Пожар — самая страшная опасность, которая может произойти на космическом корабле, потому что укрыться здесь негде. Кроме того, в невесомости пламя ведет себя непредсказуемо, и погасить его очень сложно. Когда я только стал астронавтом, я думал, что, как только услышу пожарную сигнализацию, должен схватить огнетушитель и начать бороться за свою жизнь. Но теперь, спустя 21 год, я избавился от такого рефлекса и приобрел другой набор ответных реакций, которые можно описать тремя словами: «предупредить», «собраться», «работать». «Работать над проблемой» на языке НАСА означает следовать схеме, описывающей последовательность действий в той или иной ситуации, методично перебирая одно решение за другим до тех пор, пока не закончится кислород. Мы отрабатывали действия по алгоритму «предупредить, собраться, работать» в качестве ответа на сигнал пожарной тревоги так часто, что эти действия не просто вошли в привычку, они стали нашим приобретенным рефлексом, естественным инстинктом. Поэтому, когда мы услышали сигнал пожарной сигнализации на станции, вместо того, чтобы бросаться надевать маски и вооружаться огнетушителями, один из нас спокойно сообщил по внутренней связи о пожарной тревоге — может быть, русские космонавты не могли услышать сигнала в своем модуле. Другой подошел к компьютеру, чтобы определить, какой из дымовых датчиков сработал. Медлительных среди нас не было, но реакция была похожа на сосредоточенное любопытство, как если бы мы имели дело с некоторой абстрактной задачей, а не с надвигающейся угрозой нашим жизням. Для стороннего наблюдателя наши действия могли показаться немного странными: не было ни беспокойства, ни выкрикивания команд, ни спешки.

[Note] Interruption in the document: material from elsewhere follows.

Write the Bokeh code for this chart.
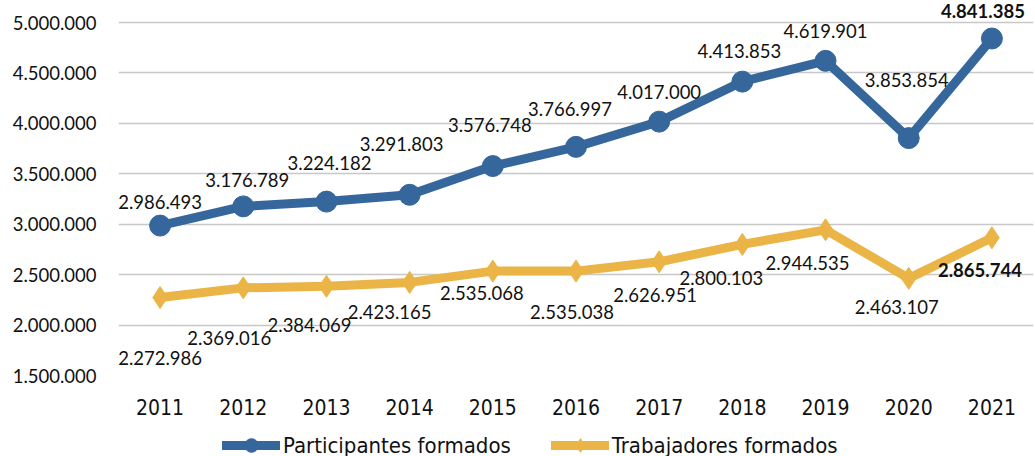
from bokeh.plotting import figure
from bokeh.layouts import column
from bokeh.models import ColumnDataSource, Legend, LegendItem, FixedTicker, CustomJSTickFormatter, Range1d
from bokeh.core.properties import value
from bokeh.embed import file_html
from bokeh.resources import INLINE

years = ["2011", "2012", "2013", "2014", "2015", "2016", "2017", "2018", "2019", "2020", "2021"]
participantes = [2986493, 3176789, 3224182, 3291803, 3576748, 3766997, 4017000, 4413853, 4619901, 3853854, 4841385]
trabajadores = [2272986, 2369016, 2384069, 2423165, 2535068, 2535038, 2626951, 2800103, 2944535, 2463107, 2865744]
y_ticks = [1500000, 2000000, 2500000, 3000000, 3500000, 4000000, 4500000, 5000000]
series_names = ["Participantes formados", "Trabajadores formados"]

# label placement (screen px relative to each point) and weight
p_dx = [0, 4, 3, -8, -3, -6, 0, -3, 0, -2, -9]
p_dy = [-24, -26, -39, -51, -41, -38, -30, -31, -30, -58, -28]
t_dx = [0, -14, -17, -20, -11, -4, -4, -21, -18, -12, -12]
t_dy = [60, 50, 39, 30, 22, 41, 33, 34, 33, 29, 32]
p_style = ["normal"] * 10 + ["bold"]
t_style = ["normal"] * 10 + ["bold"]

def fmt(v):
    return f"{v:,}".replace(",", ".")

BLUE = "#35679C"
GOLD = "#EAB546"
TXT = "#111111"
LABEL_FONT = "Lato"
COND_FONT = "DejaVu Sans Condensed"

p = figure(x_range=years, y_range=Range1d(1500000, 5218250),
           width=1035, height=422, output_backend="svg", toolbar_location=None,
           min_border_left=118, min_border_right=2, min_border_top=0, min_border_bottom=47)
p.outline_line_color = None

p.xgrid.grid_line_color = None
p.ygrid.grid_line_color = "#C8C8C8"
p.ygrid.grid_line_width = 1.5
p.yaxis.ticker = FixedTicker(ticks=y_ticks)
p.yaxis.formatter = CustomJSTickFormatter(code="return tick.toLocaleString('de-DE');")
p.yaxis.axis_line_color = None
p.yaxis.major_tick_line_color = None
p.yaxis.minor_tick_line_color = None
p.yaxis.major_tick_out = 0
p.yaxis.major_label_text_font = LABEL_FONT
p.yaxis.major_label_text_font_size = "18.5px"
p.yaxis.major_label_text_color = TXT
p.yaxis.major_label_standoff = 22

p.xaxis.axis_line_color = None
p.xaxis.major_tick_line_color = None
p.xaxis.major_tick_out = 0
p.xaxis.major_label_text_font = COND_FONT
p.xaxis.major_label_text_font_size = "21px"
p.xaxis.major_label_text_color = TXT
p.xaxis.major_label_standoff = 23

src_p = ColumnDataSource(dict(x=years, y=participantes, t=[fmt(v) for v in participantes],
                              dx=p_dx, dy=p_dy, fs=p_style))
src_t = ColumnDataSource(dict(x=years, y=trabajadores, t=[fmt(v) for v in trabajadores],
                              dx=t_dx, dy=t_dy, fs=t_style))

p.line("x", "y", source=src_p, line_color=BLUE, line_width=9, line_join="round")
p.scatter("x", "y", source=src_p, marker="circle", size=21, fill_color=BLUE, line_color=BLUE)
p.line("x", "y", source=src_t, line_color=GOLD, line_width=9, line_join="round")
p.scatter("x", "y", source=src_t, marker="diamond", size=22, fill_color=GOLD, line_color=GOLD)

for src in (src_p, src_t):
    p.text("x", "y", text="t", source=src, x_offset="dx", y_offset="dy",
           text_align="center", text_baseline="middle", text_font_style="fs",
           text_font=value(LABEL_FONT), text_font_size="18.5px", text_color=TXT)

# legend strip below the chart (its frame is aligned with the chart's frame)
lg = figure(width=1035, height=34, output_backend="svg", toolbar_location=None,
            x_axis_type=None, y_axis_type=None,
            x_range=Range1d(0, 1), y_range=Range1d(0, 1),
            min_border_left=118, min_border_right=2, min_border_top=0, min_border_bottom=0)
lg.grid.visible = False
lg.outline_line_color = None
r1 = lg.line([5, 6], [5, 6], line_color=BLUE, line_width=9, line_cap="round")
m1 = lg.scatter([5], [5], marker="circle", size=14, fill_color=BLUE, line_color=BLUE)
r2 = lg.line([5, 6], [5, 6], line_color=GOLD, line_width=9, line_cap="round")
m2 = lg.scatter([5], [5], marker="diamond", size=14, fill_color=GOLD, line_color=GOLD)
legend = Legend(items=[LegendItem(label=series_names[0], renderers=[r1, m1]),
                       LegendItem(label=series_names[1], renderers=[r2, m2])],
                orientation="horizontal", location=(104, -6),
                glyph_width=58, glyph_height=34, label_standoff=3, spacing=40,
                padding=0, margin=0, border_line_color=None, background_fill_alpha=0,
                label_text_font=COND_FONT, label_text_font_size="22px", label_text_color=TXT)
lg.add_layout(legend, "center")

layout = column(p, lg, spacing=0)
open("out.html", "w").write(file_html(layout, INLINE))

Следующий шаг — общий сбор, и мы присоединились к российским космонавтам в их сегменте станции, чтобы вместе начать решать проблему. Насколько серьезна опасность? До сих пор другие признаки пожара отсутствовали. Мы не чувствовали запаха дыма и не видели пламени. Возможно, где-то расплавился один маленький проводок или датчик отреагировал на пыль. Мы связались с Центром управления полетом в Хьюстоне и в Москве. Мы проверили модуль, в котором сработал датчик, и наше расследование показало, что, вероятнее всего, дело было просто в неисправном датчике. В конце концов каждый из нас согласился, что тревога была ложной, и мы разошлись по спальным местам. Через час, когда пожарная сигнализация сработала снова, мы повторили все те действия, которые предписывала инструкция, — «предупредить, собраться, работать». Наша реакция была почти такой же спокойной, но не небрежной: возможно, где-то что-то тлело в течение последнего часа. Оказалось, ничего не тлело. Датчик оказался бракованным, вот и все. Я помню, что поймал себя на мысли: «Все почти как на учениях, только лучше, потому что теперь я могу пойти спать».

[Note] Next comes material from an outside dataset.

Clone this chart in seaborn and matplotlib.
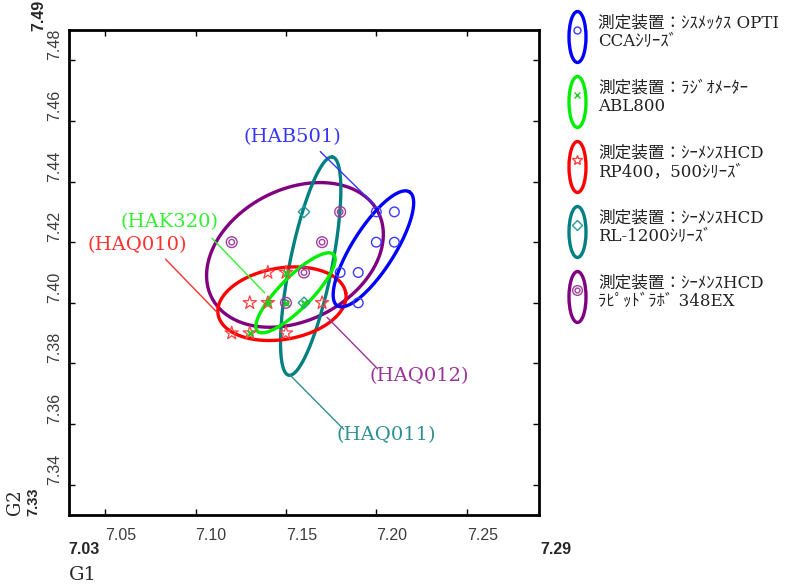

Я сомневаюсь, что у кого-нибудь из нас сердцебиение участилось хотя бы на один удар, пока мы разбирались с причинами пожарной тревоги, даже в первые минуты, когда угроза пожара казалась вполне реальной. Мы чувствовали себя достаточно хорошо подготовленными, чтобы справиться с любой ситуацией, — это то самое чувство уверенности, которое приходит в процессе непрерывной, основательной подготовки. Ничто так не повышает убежденность в собственных силах, как моделирование аварии, в которое погружаешься полностью и отдаешь все свои силы — и физические, и интеллектуальные, после чего понимаешь, что способен «работать над проблемой». Каждый раз, когда удается справиться с моделируемой трудностью, зона комфорта немного расширяется, и это позволяет сохранить ясность мысли в случае, если придется столкнуться с подобной задачей на практике.
Во время тренировок никогда не возникает желания находиться в настолько расслабленном состоянии, чтобы можно было подумать: «А, опять изображаем “астронавта в опасности”». Моделирование ситуации принесет пользу, только если полностью в нее погрузиться и поверить в подлинность происходящего. Этому помогает точное воспроизведение реальных условий: к примеру, мы учимся бороться с огнем на МКС на полномасштабном тренажере, в который закачан настоящий дым, причем в таком количестве, что во время тренировки, которую наша команда проходила в одном из служебных модулей незадолго до моего последнего полета, мы не могли разглядеть собственные ботинки к тому моменту, когда надели кислородные маски. Как командир экипажа я решил: «Дым слишком плотный, поэтому давайте задраим люки, переберемся в другой модуль и там решим, как справиться с этой проблемой». Потом мы довольно жарко разбирали это мое решение с членами российской команды, которые участвовали в тренировке. Я действовал в строгом соответствии с американскими стандартами — в НАСА нас учили, что сначала нужно изолировать горящий сегмент станции, обезопасить членов команды, а затем выяснять, как бороться с огнем. Однако российский подход совершенно иной. Русские хотели, чтобы мы терпели и тушили пожар. Они аргументировали это тем, что спасательный космический аппарат «Союз» пристыкован как раз к этому служебному модулю. Как я объяснил позже инструкторам, мы бы с радостью остались и боролись с огнем, только вот имитация пожара была слишком реалистичной. Мне пришлось действовать так, как бы я действовал в реальной ситуации: при таком сильном пламени и плотном дыме я бы следовал инструкциям НАСА и спас команду, а не модуль, — в конце концов, у нас оставались бы еда, вода и связь, даже если бы мы потеряли служебный модуль. Моделирование ситуации на Земле как раз и предназначено для того, чтобы выявлять подобные принципиальные разногласия и преодолевать их. В следующий раз, когда мы моделировали похожую ситуацию, русские пошли на компромисс: они заполнили сервисный модуль дымом до такого уровня, при котором мы все согласились, что остаться там и тушить пожар допустимо и целесообразно.